Directive
How do the records below read from their first line through the line containing "(0,0) rectangle (926,957);"? Write those lines out exactly.

── Excerpted data

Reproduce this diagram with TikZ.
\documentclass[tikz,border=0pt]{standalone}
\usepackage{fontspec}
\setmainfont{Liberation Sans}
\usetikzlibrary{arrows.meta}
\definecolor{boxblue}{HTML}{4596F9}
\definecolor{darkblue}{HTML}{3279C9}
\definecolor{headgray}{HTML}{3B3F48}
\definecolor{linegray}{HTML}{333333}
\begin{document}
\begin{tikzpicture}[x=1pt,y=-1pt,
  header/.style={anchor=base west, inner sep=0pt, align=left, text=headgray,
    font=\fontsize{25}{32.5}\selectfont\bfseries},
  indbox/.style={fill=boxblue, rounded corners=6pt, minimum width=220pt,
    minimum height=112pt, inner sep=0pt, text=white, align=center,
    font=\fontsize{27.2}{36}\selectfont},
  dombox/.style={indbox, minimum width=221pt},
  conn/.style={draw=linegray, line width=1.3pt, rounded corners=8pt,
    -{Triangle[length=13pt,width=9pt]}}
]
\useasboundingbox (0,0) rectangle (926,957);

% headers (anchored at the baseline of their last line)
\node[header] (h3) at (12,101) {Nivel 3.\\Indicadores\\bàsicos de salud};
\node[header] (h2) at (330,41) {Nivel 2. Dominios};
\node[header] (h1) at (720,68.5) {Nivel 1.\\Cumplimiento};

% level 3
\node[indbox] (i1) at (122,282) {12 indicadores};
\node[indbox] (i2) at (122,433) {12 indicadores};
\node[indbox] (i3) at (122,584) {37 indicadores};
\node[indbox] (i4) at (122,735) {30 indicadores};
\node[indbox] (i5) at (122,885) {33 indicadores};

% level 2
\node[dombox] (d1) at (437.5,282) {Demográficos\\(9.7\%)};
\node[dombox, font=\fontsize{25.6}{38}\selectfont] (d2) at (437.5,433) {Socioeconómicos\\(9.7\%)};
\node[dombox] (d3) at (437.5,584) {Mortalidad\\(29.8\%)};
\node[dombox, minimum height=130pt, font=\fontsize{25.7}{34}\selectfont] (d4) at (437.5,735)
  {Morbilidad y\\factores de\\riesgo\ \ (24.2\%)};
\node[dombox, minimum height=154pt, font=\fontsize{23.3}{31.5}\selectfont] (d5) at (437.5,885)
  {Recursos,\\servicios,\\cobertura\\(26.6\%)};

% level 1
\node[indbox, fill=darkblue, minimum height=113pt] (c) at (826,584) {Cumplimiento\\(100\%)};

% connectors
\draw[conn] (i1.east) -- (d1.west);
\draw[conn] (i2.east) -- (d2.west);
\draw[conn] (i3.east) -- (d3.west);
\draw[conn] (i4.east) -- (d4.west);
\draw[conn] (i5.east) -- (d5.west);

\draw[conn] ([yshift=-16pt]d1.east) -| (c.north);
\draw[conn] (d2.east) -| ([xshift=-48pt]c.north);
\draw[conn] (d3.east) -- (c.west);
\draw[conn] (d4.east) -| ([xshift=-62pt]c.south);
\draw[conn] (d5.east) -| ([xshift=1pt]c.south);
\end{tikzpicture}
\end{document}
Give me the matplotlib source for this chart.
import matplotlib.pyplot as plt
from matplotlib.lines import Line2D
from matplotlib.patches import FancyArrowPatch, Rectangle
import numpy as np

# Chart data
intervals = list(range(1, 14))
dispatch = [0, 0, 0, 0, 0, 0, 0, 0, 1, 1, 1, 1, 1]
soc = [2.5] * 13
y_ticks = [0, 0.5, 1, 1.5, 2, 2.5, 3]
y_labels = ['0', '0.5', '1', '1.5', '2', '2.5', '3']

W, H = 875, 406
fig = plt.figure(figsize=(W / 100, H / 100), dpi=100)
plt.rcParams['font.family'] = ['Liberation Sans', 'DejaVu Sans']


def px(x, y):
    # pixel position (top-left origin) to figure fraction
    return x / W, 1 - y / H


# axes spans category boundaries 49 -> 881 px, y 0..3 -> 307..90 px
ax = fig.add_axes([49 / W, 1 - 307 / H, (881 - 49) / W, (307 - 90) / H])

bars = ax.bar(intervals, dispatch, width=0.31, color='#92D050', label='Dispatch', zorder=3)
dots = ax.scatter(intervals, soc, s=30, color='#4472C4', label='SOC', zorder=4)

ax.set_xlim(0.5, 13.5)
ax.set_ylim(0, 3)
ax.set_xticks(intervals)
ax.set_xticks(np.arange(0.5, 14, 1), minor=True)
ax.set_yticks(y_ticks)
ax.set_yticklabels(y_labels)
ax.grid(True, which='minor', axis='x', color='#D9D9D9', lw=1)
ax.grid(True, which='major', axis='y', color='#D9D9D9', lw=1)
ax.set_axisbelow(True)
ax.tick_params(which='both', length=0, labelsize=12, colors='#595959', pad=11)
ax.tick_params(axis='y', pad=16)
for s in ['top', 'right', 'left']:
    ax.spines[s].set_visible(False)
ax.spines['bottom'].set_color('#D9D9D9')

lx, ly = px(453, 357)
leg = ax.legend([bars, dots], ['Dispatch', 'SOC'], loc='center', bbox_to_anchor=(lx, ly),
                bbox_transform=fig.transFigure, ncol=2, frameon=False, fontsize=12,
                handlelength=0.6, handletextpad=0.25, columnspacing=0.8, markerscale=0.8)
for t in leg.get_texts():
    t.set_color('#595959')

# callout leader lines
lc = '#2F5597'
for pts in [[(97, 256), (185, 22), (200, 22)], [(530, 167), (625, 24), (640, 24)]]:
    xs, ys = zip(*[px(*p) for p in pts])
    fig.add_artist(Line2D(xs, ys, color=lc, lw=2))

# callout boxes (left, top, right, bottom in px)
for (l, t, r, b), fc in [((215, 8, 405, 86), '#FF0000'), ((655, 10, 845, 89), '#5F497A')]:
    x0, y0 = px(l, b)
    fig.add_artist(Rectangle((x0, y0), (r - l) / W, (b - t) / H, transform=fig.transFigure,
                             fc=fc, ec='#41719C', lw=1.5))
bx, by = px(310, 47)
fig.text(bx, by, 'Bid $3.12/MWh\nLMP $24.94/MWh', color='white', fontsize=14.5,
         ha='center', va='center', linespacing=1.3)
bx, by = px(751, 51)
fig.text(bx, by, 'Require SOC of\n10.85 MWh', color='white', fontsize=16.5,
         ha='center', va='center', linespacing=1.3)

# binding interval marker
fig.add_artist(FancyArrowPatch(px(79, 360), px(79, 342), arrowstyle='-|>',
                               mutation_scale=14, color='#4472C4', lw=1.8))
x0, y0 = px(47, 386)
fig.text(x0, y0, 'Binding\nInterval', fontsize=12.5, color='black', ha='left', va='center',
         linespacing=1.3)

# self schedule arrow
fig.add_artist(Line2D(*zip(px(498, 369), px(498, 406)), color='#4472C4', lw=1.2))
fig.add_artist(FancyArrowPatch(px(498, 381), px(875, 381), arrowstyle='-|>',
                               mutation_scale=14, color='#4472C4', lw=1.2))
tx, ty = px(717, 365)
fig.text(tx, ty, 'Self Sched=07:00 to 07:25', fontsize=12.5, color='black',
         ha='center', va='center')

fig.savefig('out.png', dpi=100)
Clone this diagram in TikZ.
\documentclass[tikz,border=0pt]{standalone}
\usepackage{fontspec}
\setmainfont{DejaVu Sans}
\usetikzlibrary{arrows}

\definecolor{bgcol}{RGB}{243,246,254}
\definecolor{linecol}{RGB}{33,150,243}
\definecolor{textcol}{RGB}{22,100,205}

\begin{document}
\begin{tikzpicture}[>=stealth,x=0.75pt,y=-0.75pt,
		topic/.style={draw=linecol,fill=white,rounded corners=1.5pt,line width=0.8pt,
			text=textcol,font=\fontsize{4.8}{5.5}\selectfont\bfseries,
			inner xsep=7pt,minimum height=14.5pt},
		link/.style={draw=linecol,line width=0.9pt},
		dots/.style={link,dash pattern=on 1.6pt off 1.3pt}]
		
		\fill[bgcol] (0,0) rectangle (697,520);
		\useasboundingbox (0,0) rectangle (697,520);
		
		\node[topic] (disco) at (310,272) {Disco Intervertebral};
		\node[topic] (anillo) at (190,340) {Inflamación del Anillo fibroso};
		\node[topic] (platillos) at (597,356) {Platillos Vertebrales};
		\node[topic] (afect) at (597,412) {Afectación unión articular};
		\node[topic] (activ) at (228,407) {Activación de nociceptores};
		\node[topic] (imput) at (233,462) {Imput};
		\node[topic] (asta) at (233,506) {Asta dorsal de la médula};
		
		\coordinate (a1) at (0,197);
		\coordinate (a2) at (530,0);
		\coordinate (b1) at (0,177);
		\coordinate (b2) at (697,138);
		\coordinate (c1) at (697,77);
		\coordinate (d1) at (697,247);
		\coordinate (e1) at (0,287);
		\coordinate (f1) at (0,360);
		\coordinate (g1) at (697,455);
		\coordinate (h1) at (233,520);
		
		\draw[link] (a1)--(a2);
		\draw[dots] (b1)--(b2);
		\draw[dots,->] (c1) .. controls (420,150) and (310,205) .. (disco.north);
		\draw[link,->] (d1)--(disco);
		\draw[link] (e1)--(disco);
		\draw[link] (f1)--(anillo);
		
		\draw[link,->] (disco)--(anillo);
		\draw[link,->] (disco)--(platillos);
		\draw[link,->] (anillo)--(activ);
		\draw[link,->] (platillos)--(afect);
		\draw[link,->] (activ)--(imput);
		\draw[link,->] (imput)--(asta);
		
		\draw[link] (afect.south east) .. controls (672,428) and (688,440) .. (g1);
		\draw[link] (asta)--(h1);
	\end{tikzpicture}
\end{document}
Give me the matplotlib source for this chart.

────

Worked answer
Reproduce this diagram with TikZ.
\documentclass[tikz,border=0pt]{standalone}
\usepackage{fontspec}
\setmainfont{Liberation Sans}
\usetikzlibrary{arrows.meta}
\definecolor{boxblue}{HTML}{4596F9}
\definecolor{darkblue}{HTML}{3279C9}
\definecolor{headgray}{HTML}{3B3F48}
\definecolor{linegray}{HTML}{333333}
\begin{document}
\begin{tikzpicture}[x=1pt,y=-1pt,
  header/.style={anchor=base west, inner sep=0pt, align=left, text=headgray,
    font=\fontsize{25}{32.5}\selectfont\bfseries},
  indbox/.style={fill=boxblue, rounded corners=6pt, minimum width=220pt,
    minimum height=112pt, inner sep=0pt, text=white, align=center,
    font=\fontsize{27.2}{36}\selectfont},
  dombox/.style={indbox, minimum width=221pt},
  conn/.style={draw=linegray, line width=1.3pt, rounded corners=8pt,
    -{Triangle[length=13pt,width=9pt]}}
]
\useasboundingbox (0,0) rectangle (926,957);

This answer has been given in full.